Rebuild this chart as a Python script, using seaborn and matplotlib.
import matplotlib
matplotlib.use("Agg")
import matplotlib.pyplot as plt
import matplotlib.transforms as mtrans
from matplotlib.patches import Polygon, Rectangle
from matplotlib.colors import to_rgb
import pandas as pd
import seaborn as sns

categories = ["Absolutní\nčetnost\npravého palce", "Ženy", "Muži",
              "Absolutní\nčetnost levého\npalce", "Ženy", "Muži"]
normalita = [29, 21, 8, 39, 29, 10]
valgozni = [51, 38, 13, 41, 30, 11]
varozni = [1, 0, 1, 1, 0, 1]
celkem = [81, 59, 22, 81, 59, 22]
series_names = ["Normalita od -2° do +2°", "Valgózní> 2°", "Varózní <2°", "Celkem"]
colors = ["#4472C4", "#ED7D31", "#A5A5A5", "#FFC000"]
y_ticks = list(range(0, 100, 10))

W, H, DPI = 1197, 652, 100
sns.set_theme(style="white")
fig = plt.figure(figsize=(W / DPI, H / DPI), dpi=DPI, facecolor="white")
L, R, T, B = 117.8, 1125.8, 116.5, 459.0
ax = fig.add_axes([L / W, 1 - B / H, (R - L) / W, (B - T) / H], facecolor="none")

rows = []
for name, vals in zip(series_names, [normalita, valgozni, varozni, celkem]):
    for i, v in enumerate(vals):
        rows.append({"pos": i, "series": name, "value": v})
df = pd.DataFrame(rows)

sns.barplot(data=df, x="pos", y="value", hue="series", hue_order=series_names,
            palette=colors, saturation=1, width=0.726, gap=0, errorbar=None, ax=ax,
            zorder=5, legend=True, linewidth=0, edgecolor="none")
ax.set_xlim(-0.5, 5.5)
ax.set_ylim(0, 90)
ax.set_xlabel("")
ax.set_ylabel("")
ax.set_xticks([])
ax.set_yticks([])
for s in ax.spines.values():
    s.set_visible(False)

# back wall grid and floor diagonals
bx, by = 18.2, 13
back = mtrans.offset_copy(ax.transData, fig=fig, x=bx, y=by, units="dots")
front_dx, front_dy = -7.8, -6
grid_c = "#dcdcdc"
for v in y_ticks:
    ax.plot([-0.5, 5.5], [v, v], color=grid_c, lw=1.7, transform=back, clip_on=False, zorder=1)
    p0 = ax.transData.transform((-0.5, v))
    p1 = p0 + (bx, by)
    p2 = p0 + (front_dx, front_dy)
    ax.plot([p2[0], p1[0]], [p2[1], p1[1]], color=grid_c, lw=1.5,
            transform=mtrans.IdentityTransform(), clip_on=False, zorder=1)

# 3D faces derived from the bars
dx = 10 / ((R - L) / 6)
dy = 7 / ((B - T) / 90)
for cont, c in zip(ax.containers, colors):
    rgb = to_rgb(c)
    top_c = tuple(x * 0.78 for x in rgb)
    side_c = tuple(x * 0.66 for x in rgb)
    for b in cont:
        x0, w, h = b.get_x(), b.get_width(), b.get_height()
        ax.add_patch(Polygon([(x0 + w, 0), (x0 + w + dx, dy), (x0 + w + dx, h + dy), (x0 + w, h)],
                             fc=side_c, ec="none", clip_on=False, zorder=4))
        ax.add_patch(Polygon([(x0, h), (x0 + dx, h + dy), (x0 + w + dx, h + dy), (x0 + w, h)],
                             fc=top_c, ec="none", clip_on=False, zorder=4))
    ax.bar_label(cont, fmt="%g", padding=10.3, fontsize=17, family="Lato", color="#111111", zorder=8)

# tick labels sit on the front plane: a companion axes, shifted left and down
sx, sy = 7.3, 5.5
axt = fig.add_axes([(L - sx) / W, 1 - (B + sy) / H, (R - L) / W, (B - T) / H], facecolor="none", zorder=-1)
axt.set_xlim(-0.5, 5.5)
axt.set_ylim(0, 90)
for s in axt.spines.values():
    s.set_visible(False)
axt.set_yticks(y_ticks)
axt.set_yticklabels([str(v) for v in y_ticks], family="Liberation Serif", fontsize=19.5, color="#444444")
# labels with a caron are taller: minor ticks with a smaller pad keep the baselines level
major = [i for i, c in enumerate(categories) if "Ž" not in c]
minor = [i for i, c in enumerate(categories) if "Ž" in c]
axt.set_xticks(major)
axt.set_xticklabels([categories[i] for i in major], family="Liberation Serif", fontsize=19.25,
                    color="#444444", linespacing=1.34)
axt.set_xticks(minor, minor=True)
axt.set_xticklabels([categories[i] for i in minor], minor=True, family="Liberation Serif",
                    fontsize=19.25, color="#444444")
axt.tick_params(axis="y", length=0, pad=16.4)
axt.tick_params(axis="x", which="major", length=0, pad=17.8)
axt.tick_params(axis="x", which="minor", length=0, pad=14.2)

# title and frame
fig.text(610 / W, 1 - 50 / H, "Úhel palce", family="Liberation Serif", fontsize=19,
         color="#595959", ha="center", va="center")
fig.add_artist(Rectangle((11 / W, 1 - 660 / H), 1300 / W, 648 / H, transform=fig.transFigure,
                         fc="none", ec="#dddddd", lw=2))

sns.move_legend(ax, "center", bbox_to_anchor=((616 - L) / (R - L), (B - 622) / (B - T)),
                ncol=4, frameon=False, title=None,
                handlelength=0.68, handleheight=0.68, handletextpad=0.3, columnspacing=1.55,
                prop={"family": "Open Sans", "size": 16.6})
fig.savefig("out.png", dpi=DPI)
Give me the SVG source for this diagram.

··········

→ **Request**:
Please quote the data above in full, with no line missing.

→ **Result for this exercise**:
Rebuild this chart as a Python script, using seaborn and matplotlib.
import matplotlib
matplotlib.use("Agg")
import matplotlib.pyplot as plt
import matplotlib.transforms as mtrans
from matplotlib.patches import Polygon, Rectangle
from matplotlib.colors import to_rgb
import pandas as pd
import seaborn as sns

categories = ["Absolutní\nčetnost\npravého palce", "Ženy", "Muži",
              "Absolutní\nčetnost levého\npalce", "Ženy", "Muži"]
normalita = [29, 21, 8, 39, 29, 10]
valgozni = [51, 38, 13, 41, 30, 11]
varozni = [1, 0, 1, 1, 0, 1]
celkem = [81, 59, 22, 81, 59, 22]
series_names = ["Normalita od -2° do +2°", "Valgózní> 2°", "Varózní <2°", "Celkem"]
colors = ["#4472C4", "#ED7D31", "#A5A5A5", "#FFC000"]
y_ticks = list(range(0, 100, 10))

W, H, DPI = 1197, 652, 100
sns.set_theme(style="white")
fig = plt.figure(figsize=(W / DPI, H / DPI), dpi=DPI, facecolor="white")
L, R, T, B = 117.8, 1125.8, 116.5, 459.0
ax = fig.add_axes([L / W, 1 - B / H, (R - L) / W, (B - T) / H], facecolor="none")

rows = []
for name, vals in zip(series_names, [normalita, valgozni, varozni, celkem]):
    for i, v in enumerate(vals):
        rows.append({"pos": i, "series": name, "value": v})
df = pd.DataFrame(rows)

sns.barplot(data=df, x="pos", y="value", hue="series", hue_order=series_names,
            palette=colors, saturation=1, width=0.726, gap=0, errorbar=None, ax=ax,
            zorder=5, legend=True, linewidth=0, edgecolor="none")
ax.set_xlim(-0.5, 5.5)
ax.set_ylim(0, 90)
ax.set_xlabel("")
ax.set_ylabel("")
ax.set_xticks([])
ax.set_yticks([])
for s in ax.spines.values():
    s.set_visible(False)

# back wall grid and floor diagonals
bx, by = 18.2, 13
back = mtrans.offset_copy(ax.transData, fig=fig, x=bx, y=by, units="dots")
front_dx, front_dy = -7.8, -6
grid_c = "#dcdcdc"
for v in y_ticks:
    ax.plot([-0.5, 5.5], [v, v], color=grid_c, lw=1.7, transform=back, clip_on=False, zorder=1)
    p0 = ax.transData.transform((-0.5, v))
    p1 = p0 + (bx, by)
    p2 = p0 + (front_dx, front_dy)
    ax.plot([p2[0], p1[0]], [p2[1], p1[1]], color=grid_c, lw=1.5,
            transform=mtrans.IdentityTransform(), clip_on=False, zorder=1)

# 3D faces derived from the bars
dx = 10 / ((R - L) / 6)
dy = 7 / ((B - T) / 90)
for cont, c in zip(ax.containers, colors):
    rgb = to_rgb(c)
    top_c = tuple(x * 0.78 for x in rgb)
    side_c = tuple(x * 0.66 for x in rgb)
    for b in cont:
        x0, w, h = b.get_x(), b.get_width(), b.get_height()
        ax.add_patch(Polygon([(x0 + w, 0), (x0 + w + dx, dy), (x0 + w + dx, h + dy), (x0 + w, h)],
                             fc=side_c, ec="none", clip_on=False, zorder=4))
        ax.add_patch(Polygon([(x0, h), (x0 + dx, h + dy), (x0 + w + dx, h + dy), (x0 + w, h)],
                             fc=top_c, ec="none", clip_on=False, zorder=4))
    ax.bar_label(cont, fmt="%g", padding=10.3, fontsize=17, family="Lato", color="#111111", zorder=8)

# tick labels sit on the front plane: a companion axes, shifted left and down
sx, sy = 7.3, 5.5
axt = fig.add_axes([(L - sx) / W, 1 - (B + sy) / H, (R - L) / W, (B - T) / H], facecolor="none", zorder=-1)
axt.set_xlim(-0.5, 5.5)
axt.set_ylim(0, 90)
for s in axt.spines.values():
    s.set_visible(False)
axt.set_yticks(y_ticks)
axt.set_yticklabels([str(v) for v in y_ticks], family="Liberation Serif", fontsize=19.5, color="#444444")
# labels with a caron are taller: minor ticks with a smaller pad keep the baselines level
major = [i for i, c in enumerate(categories) if "Ž" not in c]
minor = [i for i, c in enumerate(categories) if "Ž" in c]
axt.set_xticks(major)
axt.set_xticklabels([categories[i] for i in major], family="Liberation Serif", fontsize=19.25,
                    color="#444444", linespacing=1.34)
axt.set_xticks(minor, minor=True)
axt.set_xticklabels([categories[i] for i in minor], minor=True, family="Liberation Serif",
                    fontsize=19.25, color="#444444")
axt.tick_params(axis="y", length=0, pad=16.4)
axt.tick_params(axis="x", which="major", length=0, pad=17.8)
axt.tick_params(axis="x", which="minor", length=0, pad=14.2)

# title and frame
fig.text(610 / W, 1 - 50 / H, "Úhel palce", family="Liberation Serif", fontsize=19,
         color="#595959", ha="center", va="center")
fig.add_artist(Rectangle((11 / W, 1 - 660 / H), 1300 / W, 648 / H, transform=fig.transFigure,
                         fc="none", ec="#dddddd", lw=2))

sns.move_legend(ax, "center", bbox_to_anchor=((616 - L) / (R - L), (B - 622) / (B - T)),
                ncol=4, frameon=False, title=None,
                handlelength=0.68, handleheight=0.68, handletextpad=0.3, columnspacing=1.55,
                prop={"family": "Open Sans", "size": 16.6})
fig.savefig("out.png", dpi=DPI)
Give me the SVG source for this diagram.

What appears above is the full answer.